洛远山猛然松了口气,“怎么这么不小心?都是快要当妈的人了,好不知道该怎么照顾自己。”
天晴心脏刺痛,微微撇开了眸不敢直视洛远山的目光。和季沉西紧握在一起的手有些疼,她垂眸看了一眼,几乎可以看到他手背上凸起的青筋隐隐跳动,伴着他凉薄的声音,格外令人心悸。
“爸放心,我会照顾好她的。”
天晴心里冷嗤,抬起头来,“你去医生那里问问,看看爸爸能不能出院,如果可以帮爸爸办出院手续吧。”
季沉西回眸,复杂的目光落在她脸上许久,站起身来朝着门外走去。
洛远山眉梢沉了沉,见季沉西出去了,回过头来,“天晴,你故意支开沉西,是不是有话跟我说?”
天晴深吸了一口气,清澈的目光看着他,犹豫了片刻才开口,“爸,你和季沉西的养母到底有什么恩怨,你当初为什么要让医院停了她的药不准接收她?”

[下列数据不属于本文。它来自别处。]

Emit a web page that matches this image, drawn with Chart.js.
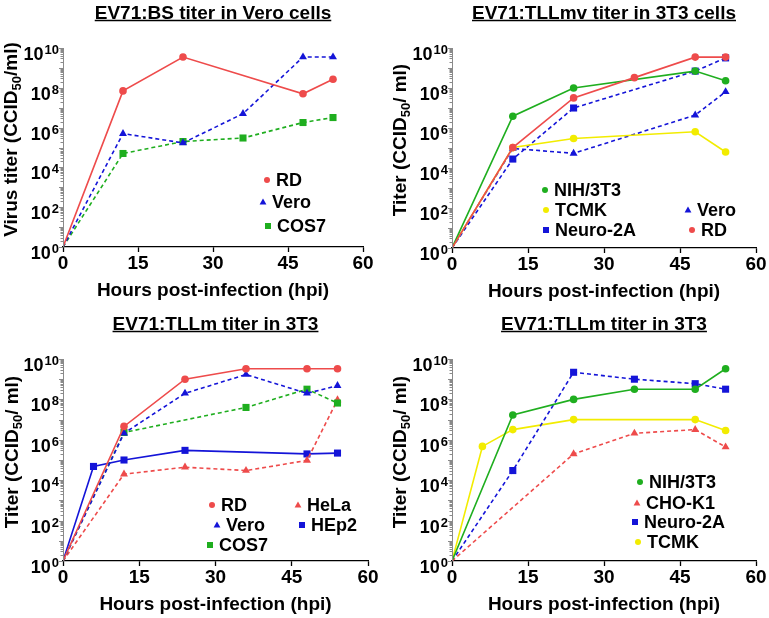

洛远山脸色倏然一变,慈爱的目光陡然间凌厉起来,里面的温度直接成了冰点,声音沉厉,“谁告诉你这些的?”
天晴一愣,“爸,真的是你做的?”
洛远山呼吸骤急,原本有了血色的脸瞬间煞白,瞪得极大的眸目赤欲裂,“天晴,这是我和她之间的恩怨,和你没有任何关系,以后不准再问这件事。”
“爸……”天晴拧眉,“为什么不准我问?我为什么不能知道?你这么做就不怕季沉西恨你而刻意报复吗?”
“洛天晴!”洛远山怒火中烧,一口气提不上来剧烈咳嗽了几声。
天晴急忙过来帮他拍背。
洛远山握住她的手,漆黑的眸落在她身上片刻,语调深沉,“沉西不会,天晴,那个女人是罪有应得,你知道你母亲是怎么死的吗?”